WHAT IS NEEDED »
Images are excluded; otherwise, output every record exactly.

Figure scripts
◆ ◆ ◆ ◆ ◆
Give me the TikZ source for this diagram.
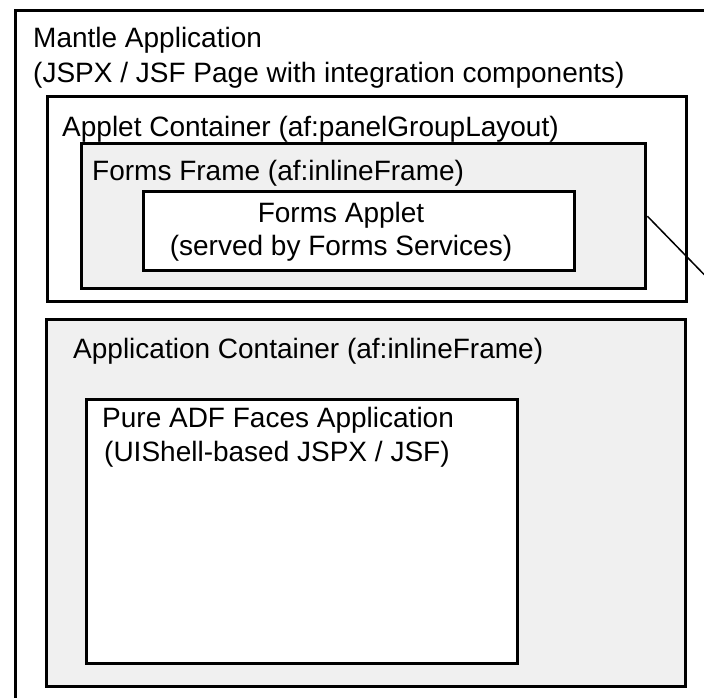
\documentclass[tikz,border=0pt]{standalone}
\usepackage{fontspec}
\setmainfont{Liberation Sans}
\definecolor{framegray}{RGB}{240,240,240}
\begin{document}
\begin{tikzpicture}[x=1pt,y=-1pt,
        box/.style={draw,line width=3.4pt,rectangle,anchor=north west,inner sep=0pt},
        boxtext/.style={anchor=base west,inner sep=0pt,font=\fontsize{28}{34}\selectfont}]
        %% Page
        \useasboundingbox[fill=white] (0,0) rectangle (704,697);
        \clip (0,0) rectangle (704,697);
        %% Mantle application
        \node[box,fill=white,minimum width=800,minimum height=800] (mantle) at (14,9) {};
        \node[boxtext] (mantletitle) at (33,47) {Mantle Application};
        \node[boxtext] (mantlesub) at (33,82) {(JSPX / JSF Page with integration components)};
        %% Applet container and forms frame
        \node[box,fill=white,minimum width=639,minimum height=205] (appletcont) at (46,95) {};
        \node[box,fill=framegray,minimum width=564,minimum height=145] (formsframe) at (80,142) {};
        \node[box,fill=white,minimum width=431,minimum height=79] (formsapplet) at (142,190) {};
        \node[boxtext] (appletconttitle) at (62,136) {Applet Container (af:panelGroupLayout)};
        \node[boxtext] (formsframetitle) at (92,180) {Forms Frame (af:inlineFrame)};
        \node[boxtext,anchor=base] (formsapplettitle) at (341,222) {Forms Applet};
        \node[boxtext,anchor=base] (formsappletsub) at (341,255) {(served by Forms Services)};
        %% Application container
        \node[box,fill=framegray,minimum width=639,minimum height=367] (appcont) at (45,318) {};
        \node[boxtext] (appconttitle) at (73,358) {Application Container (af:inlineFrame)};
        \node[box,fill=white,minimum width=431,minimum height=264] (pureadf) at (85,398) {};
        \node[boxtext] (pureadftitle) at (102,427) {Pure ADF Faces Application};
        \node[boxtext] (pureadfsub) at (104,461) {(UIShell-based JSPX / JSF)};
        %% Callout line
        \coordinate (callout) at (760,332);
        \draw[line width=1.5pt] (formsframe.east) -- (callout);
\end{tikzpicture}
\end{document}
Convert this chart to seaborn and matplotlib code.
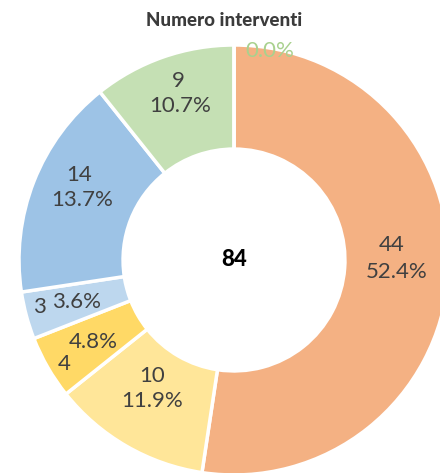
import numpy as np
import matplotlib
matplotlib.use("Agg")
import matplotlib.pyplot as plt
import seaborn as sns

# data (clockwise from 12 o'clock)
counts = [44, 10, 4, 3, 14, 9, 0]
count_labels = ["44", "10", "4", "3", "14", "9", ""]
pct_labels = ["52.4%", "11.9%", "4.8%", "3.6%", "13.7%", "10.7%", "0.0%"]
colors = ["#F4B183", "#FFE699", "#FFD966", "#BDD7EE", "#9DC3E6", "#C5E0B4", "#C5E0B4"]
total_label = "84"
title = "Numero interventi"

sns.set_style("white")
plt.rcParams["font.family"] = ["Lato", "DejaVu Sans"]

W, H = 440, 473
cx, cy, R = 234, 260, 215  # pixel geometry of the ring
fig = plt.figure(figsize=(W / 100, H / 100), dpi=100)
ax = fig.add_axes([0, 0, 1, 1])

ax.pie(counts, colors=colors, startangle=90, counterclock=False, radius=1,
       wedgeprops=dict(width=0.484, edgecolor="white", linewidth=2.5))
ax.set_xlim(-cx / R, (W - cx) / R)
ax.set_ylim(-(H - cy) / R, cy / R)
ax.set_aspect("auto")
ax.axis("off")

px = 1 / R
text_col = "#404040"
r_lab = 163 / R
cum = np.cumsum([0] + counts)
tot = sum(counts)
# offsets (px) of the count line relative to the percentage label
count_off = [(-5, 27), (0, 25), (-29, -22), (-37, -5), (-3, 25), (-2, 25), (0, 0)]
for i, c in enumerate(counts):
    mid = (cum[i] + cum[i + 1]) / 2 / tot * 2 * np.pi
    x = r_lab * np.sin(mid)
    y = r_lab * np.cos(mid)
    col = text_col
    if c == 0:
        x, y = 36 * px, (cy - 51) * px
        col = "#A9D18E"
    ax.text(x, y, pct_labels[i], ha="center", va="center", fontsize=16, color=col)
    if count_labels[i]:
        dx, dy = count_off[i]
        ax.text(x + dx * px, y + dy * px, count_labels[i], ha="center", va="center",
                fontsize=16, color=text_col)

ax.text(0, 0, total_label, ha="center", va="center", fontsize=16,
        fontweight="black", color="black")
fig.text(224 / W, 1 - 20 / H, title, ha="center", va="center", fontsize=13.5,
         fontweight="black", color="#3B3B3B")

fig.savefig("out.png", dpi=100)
◆ ◆ ◆ ◆ ◆
CORRECT OUTPUT »
Give me the TikZ source for this diagram.
\documentclass[tikz,border=0pt]{standalone}
\usepackage{fontspec}
\setmainfont{Liberation Sans}
\definecolor{framegray}{RGB}{240,240,240}
\begin{document}
\begin{tikzpicture}[x=1pt,y=-1pt,
        box/.style={draw,line width=3.4pt,rectangle,anchor=north west,inner sep=0pt},
        boxtext/.style={anchor=base west,inner sep=0pt,font=\fontsize{28}{34}\selectfont}]
        %% Page
        \useasboundingbox[fill=white] (0,0) rectangle (704,697);
        \clip (0,0) rectangle (704,697);
        %% Mantle application
        \node[box,fill=white,minimum width=800,minimum height=800] (mantle) at (14,9) {};
        \node[boxtext] (mantletitle) at (33,47) {Mantle Application};
        \node[boxtext] (mantlesub) at (33,82) {(JSPX / JSF Page with integration components)};
        %% Applet container and forms frame
        \node[box,fill=white,minimum width=639,minimum height=205] (appletcont) at (46,95) {};
        \node[box,fill=framegray,minimum width=564,minimum height=145] (formsframe) at (80,142) {};
        \node[box,fill=white,minimum width=431,minimum height=79] (formsapplet) at (142,190) {};
        \node[boxtext] (appletconttitle) at (62,136) {Applet Container (af:panelGroupLayout)};
        \node[boxtext] (formsframetitle) at (92,180) {Forms Frame (af:inlineFrame)};
        \node[boxtext,anchor=base] (formsapplettitle) at (341,222) {Forms Applet};
        \node[boxtext,anchor=base] (formsappletsub) at (341,255) {(served by Forms Services)};
        %% Application container
        \node[box,fill=framegray,minimum width=639,minimum height=367] (appcont) at (45,318) {};
        \node[boxtext] (appconttitle) at (73,358) {Application Container (af:inlineFrame)};
        \node[box,fill=white,minimum width=431,minimum height=264] (pureadf) at (85,398) {};
        \node[boxtext] (pureadftitle) at (102,427) {Pure ADF Faces Application};
        \node[boxtext] (pureadfsub) at (104,461) {(UIShell-based JSPX / JSF)};
        %% Callout line
        \coordinate (callout) at (760,332);
        \draw[line width=1.5pt] (formsframe.east) -- (callout);
\end{tikzpicture}
\end{document}
Convert this chart to seaborn and matplotlib code.
import numpy as np
import matplotlib
matplotlib.use("Agg")
import matplotlib.pyplot as plt
import seaborn as sns

# data (clockwise from 12 o'clock)
counts = [44, 10, 4, 3, 14, 9, 0]
count_labels = ["44", "10", "4", "3", "14", "9", ""]
pct_labels = ["52.4%", "11.9%", "4.8%", "3.6%", "13.7%", "10.7%", "0.0%"]
colors = ["#F4B183", "#FFE699", "#FFD966", "#BDD7EE", "#9DC3E6", "#C5E0B4", "#C5E0B4"]
total_label = "84"
title = "Numero interventi"

sns.set_style("white")
plt.rcParams["font.family"] = ["Lato", "DejaVu Sans"]

W, H = 440, 473
cx, cy, R = 234, 260, 215  # pixel geometry of the ring
fig = plt.figure(figsize=(W / 100, H / 100), dpi=100)
ax = fig.add_axes([0, 0, 1, 1])

ax.pie(counts, colors=colors, startangle=90, counterclock=False, radius=1,
       wedgeprops=dict(width=0.484, edgecolor="white", linewidth=2.5))
ax.set_xlim(-cx / R, (W - cx) / R)
ax.set_ylim(-(H - cy) / R, cy / R)
ax.set_aspect("auto")
ax.axis("off")

px = 1 / R
text_col = "#404040"
r_lab = 163 / R
cum = np.cumsum([0] + counts)
tot = sum(counts)
# offsets (px) of the count line relative to the percentage label
count_off = [(-5, 27), (0, 25), (-29, -22), (-37, -5), (-3, 25), (-2, 25), (0, 0)]
for i, c in enumerate(counts):
    mid = (cum[i] + cum[i + 1]) / 2 / tot * 2 * np.pi
    x = r_lab * np.sin(mid)
    y = r_lab * np.cos(mid)
    col = text_col
    if c == 0:
        x, y = 36 * px, (cy - 51) * px
        col = "#A9D18E"
    ax.text(x, y, pct_labels[i], ha="center", va="center", fontsize=16, color=col)
    if count_labels[i]:
        dx, dy = count_off[i]
        ax.text(x + dx * px, y + dy * px, count_labels[i], ha="center", va="center",
                fontsize=16, color=text_col)

ax.text(0, 0, total_label, ha="center", va="center", fontsize=16,
        fontweight="black", color="black")
fig.text(224 / W, 1 - 20 / H, title, ha="center", va="center", fontsize=13.5,
         fontweight="black", color="#3B3B3B")

fig.savefig("out.png", dpi=100)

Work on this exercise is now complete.